— Start DATA EXTRACT —

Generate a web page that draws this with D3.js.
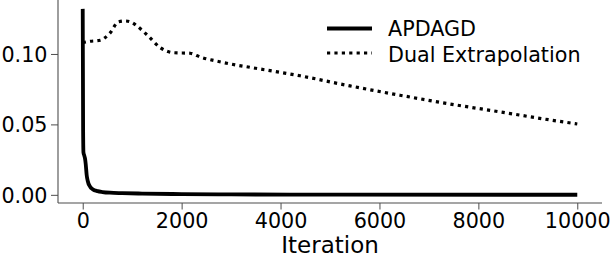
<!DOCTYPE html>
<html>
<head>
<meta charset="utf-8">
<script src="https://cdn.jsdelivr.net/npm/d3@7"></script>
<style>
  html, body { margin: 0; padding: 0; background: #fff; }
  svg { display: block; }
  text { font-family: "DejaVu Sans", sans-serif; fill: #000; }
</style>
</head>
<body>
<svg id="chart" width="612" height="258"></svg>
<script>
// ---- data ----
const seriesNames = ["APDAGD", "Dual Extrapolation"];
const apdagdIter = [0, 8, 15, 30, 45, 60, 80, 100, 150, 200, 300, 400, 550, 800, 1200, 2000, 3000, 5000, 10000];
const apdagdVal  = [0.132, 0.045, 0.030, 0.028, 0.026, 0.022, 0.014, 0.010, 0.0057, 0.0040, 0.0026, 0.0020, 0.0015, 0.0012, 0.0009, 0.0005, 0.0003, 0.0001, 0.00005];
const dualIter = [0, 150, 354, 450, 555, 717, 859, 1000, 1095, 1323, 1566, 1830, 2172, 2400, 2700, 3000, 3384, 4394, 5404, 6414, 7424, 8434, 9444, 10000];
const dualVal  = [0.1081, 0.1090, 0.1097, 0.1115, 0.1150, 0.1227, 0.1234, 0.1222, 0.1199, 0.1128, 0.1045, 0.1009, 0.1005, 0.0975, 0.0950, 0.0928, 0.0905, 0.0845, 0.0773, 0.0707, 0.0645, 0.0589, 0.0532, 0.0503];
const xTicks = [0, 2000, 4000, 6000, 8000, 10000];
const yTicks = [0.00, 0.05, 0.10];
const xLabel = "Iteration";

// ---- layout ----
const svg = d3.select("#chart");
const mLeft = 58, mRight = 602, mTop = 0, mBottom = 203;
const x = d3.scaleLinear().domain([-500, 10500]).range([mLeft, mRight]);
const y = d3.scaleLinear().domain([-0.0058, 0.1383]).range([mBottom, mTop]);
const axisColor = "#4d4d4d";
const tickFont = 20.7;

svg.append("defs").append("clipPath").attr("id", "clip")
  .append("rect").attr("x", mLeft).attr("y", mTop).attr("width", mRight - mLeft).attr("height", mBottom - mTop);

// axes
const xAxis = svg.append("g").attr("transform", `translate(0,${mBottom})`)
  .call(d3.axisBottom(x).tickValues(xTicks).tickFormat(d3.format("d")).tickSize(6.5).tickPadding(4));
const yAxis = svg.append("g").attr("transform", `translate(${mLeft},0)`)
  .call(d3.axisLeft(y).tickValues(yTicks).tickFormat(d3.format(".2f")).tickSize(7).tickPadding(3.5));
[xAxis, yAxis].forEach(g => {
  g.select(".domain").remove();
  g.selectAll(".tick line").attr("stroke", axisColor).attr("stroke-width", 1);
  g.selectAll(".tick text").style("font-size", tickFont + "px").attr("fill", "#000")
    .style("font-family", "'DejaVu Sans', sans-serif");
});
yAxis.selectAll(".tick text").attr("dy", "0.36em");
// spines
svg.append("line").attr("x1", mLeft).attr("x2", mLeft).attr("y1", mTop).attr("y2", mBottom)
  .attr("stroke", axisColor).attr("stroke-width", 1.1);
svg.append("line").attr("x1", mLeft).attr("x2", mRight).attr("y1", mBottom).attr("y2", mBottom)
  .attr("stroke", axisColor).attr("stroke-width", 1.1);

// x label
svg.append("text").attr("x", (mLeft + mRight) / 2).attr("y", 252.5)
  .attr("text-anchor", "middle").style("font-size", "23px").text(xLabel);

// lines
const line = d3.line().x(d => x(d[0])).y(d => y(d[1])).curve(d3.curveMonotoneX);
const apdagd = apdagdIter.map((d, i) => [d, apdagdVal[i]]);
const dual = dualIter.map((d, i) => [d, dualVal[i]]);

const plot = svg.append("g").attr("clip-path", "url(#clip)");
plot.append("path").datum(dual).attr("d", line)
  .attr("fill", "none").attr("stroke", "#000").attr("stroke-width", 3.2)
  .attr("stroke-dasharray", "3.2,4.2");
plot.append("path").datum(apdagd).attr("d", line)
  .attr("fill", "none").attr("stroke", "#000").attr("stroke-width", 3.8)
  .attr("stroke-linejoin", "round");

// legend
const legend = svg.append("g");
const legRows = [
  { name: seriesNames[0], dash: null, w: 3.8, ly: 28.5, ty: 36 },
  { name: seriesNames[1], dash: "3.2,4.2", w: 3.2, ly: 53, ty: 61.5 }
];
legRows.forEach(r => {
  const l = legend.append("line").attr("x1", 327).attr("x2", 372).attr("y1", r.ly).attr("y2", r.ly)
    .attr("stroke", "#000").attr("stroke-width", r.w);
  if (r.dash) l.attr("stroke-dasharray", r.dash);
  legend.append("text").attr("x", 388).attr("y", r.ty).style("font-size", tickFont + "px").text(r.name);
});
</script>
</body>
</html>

— End DATA EXTRACT —

= TASK PROMPT =
Omit every picture while copying the listing above exactly.

= RESULT OF THIS TASK =
Generate a web page that draws this with D3.js.
<!DOCTYPE html>
<html>
<head>
<meta charset="utf-8">
<script src="https://cdn.jsdelivr.net/npm/d3@7"></script>
<style>
  html, body { margin: 0; padding: 0; background: #fff; }
  svg { display: block; }
  text { font-family: "DejaVu Sans", sans-serif; fill: #000; }
</style>
</head>
<body>
<svg id="chart" width="612" height="258"></svg>
<script>
// ---- data ----
const seriesNames = ["APDAGD", "Dual Extrapolation"];
const apdagdIter = [0, 8, 15, 30, 45, 60, 80, 100, 150, 200, 300, 400, 550, 800, 1200, 2000, 3000, 5000, 10000];
const apdagdVal  = [0.132, 0.045, 0.030, 0.028, 0.026, 0.022, 0.014, 0.010, 0.0057, 0.0040, 0.0026, 0.0020, 0.0015, 0.0012, 0.0009, 0.0005, 0.0003, 0.0001, 0.00005];
const dualIter = [0, 150, 354, 450, 555, 717, 859, 1000, 1095, 1323, 1566, 1830, 2172, 2400, 2700, 3000, 3384, 4394, 5404, 6414, 7424, 8434, 9444, 10000];
const dualVal  = [0.1081, 0.1090, 0.1097, 0.1115, 0.1150, 0.1227, 0.1234, 0.1222, 0.1199, 0.1128, 0.1045, 0.1009, 0.1005, 0.0975, 0.0950, 0.0928, 0.0905, 0.0845, 0.0773, 0.0707, 0.0645, 0.0589, 0.0532, 0.0503];
const xTicks = [0, 2000, 4000, 6000, 8000, 10000];
const yTicks = [0.00, 0.05, 0.10];
const xLabel = "Iteration";

// ---- layout ----
const svg = d3.select("#chart");
const mLeft = 58, mRight = 602, mTop = 0, mBottom = 203;
const x = d3.scaleLinear().domain([-500, 10500]).range([mLeft, mRight]);
const y = d3.scaleLinear().domain([-0.0058, 0.1383]).range([mBottom, mTop]);
const axisColor = "#4d4d4d";
const tickFont = 20.7;

svg.append("defs").append("clipPath").attr("id", "clip")
  .append("rect").attr("x", mLeft).attr("y", mTop).attr("width", mRight - mLeft).attr("height", mBottom - mTop);

// axes
const xAxis = svg.append("g").attr("transform", `translate(0,${mBottom})`)
  .call(d3.axisBottom(x).tickValues(xTicks).tickFormat(d3.format("d")).tickSize(6.5).tickPadding(4));
const yAxis = svg.append("g").attr("transform", `translate(${mLeft},0)`)
  .call(d3.axisLeft(y).tickValues(yTicks).tickFormat(d3.format(".2f")).tickSize(7).tickPadding(3.5));
[xAxis, yAxis].forEach(g => {
  g.select(".domain").remove();
  g.selectAll(".tick line").attr("stroke", axisColor).attr("stroke-width", 1);
  g.selectAll(".tick text").style("font-size", tickFont + "px").attr("fill", "#000")
    .style("font-family", "'DejaVu Sans', sans-serif");
});
yAxis.selectAll(".tick text").attr("dy", "0.36em");
// spines
svg.append("line").attr("x1", mLeft).attr("x2", mLeft).attr("y1", mTop).attr("y2", mBottom)
  .attr("stroke", axisColor).attr("stroke-width", 1.1);
svg.append("line").attr("x1", mLeft).attr("x2", mRight).attr("y1", mBottom).attr("y2", mBottom)
  .attr("stroke", axisColor).attr("stroke-width", 1.1);

// x label
svg.append("text").attr("x", (mLeft + mRight) / 2).attr("y", 252.5)
  .attr("text-anchor", "middle").style("font-size", "23px").text(xLabel);

// lines
const line = d3.line().x(d => x(d[0])).y(d => y(d[1])).curve(d3.curveMonotoneX);
const apdagd = apdagdIter.map((d, i) => [d, apdagdVal[i]]);
const dual = dualIter.map((d, i) => [d, dualVal[i]]);

const plot = svg.append("g").attr("clip-path", "url(#clip)");
plot.append("path").datum(dual).attr("d", line)
  .attr("fill", "none").attr("stroke", "#000").attr("stroke-width", 3.2)
  .attr("stroke-dasharray", "3.2,4.2");
plot.append("path").datum(apdagd).attr("d", line)
  .attr("fill", "none").attr("stroke", "#000").attr("stroke-width", 3.8)
  .attr("stroke-linejoin", "round");

// legend
const legend = svg.append("g");
const legRows = [
  { name: seriesNames[0], dash: null, w: 3.8, ly: 28.5, ty: 36 },
  { name: seriesNames[1], dash: "3.2,4.2", w: 3.2, ly: 53, ty: 61.5 }
];
legRows.forEach(r => {
  const l = legend.append("line").attr("x1", 327).attr("x2", 372).attr("y1", r.ly).attr("y2", r.ly)
    .attr("stroke", "#000").attr("stroke-width", r.w);
  if (r.dash) l.attr("stroke-dasharray", r.dash);
  legend.append("text").attr("x", 388).attr("y", r.ty).style("font-size", tickFont + "px").text(r.name);
});
</script>
</body>
</html>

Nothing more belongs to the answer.